Is it a scary time to disrupt the way things have always been done? Sure. But who are these “partnerships” working for? The restaurants being charged a 30% commission just to have a chance at remaining open to a consumer market that’s here to stay? The consumers who open an app and don’t know if they’re going to be charged the price they’ve come to expect at their favorite restaurant? The delivery apps price gauging both of these groups just to survive in a sea of options that aren’t that different, and provide many of the same restaurants? The founders at Feasterly definitely thought it was scarier not to disrupt this way of doing things. They knew they had more to bring to the table, and could develop an app that would be a true partnership for everyone.
With Feasterly, restaurants find true partnership, paying only a 9% commission, less than ⅓ of what they pay with competing delivery apps. Drivers know 100% of their tip goes to them, while customers have the option to tip restaurants for their service as well. Speaking of customers, Feasterly won’t ever price gauge the very patrons who keep the operation going. Foodies everywhere will only pay one flat fee for any given service, without surcharges snuck into the final price at the end when anyone would be too hungry to think straight anyway.
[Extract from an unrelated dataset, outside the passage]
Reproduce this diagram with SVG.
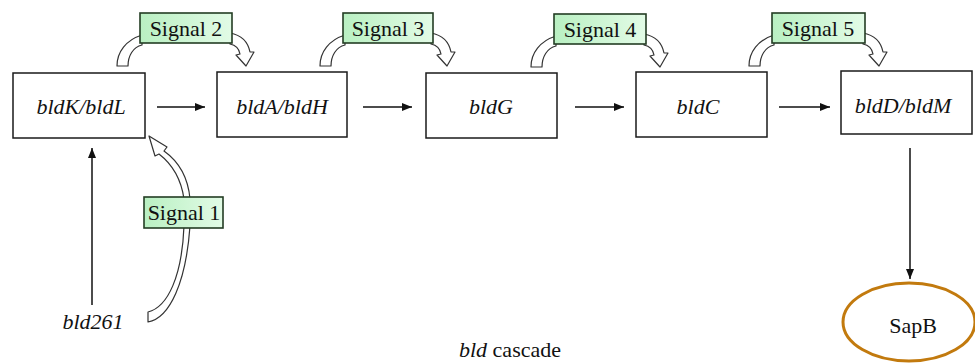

These sneaky tactics were enough to make the team at Feasterly lose their appetite–so they changed the game.
If we learned anything through this trying time, it’s that community and cooperation are more important than competition. We’re more than just a food delivery app. We deliver on the premise that by fostering the relationship between restaurants and their patrons, we can build our economy back up. Our philosophy will keep restaurants open and bellies full in a win-win-win for everyone. And if that’s on the menu, that’s priceless.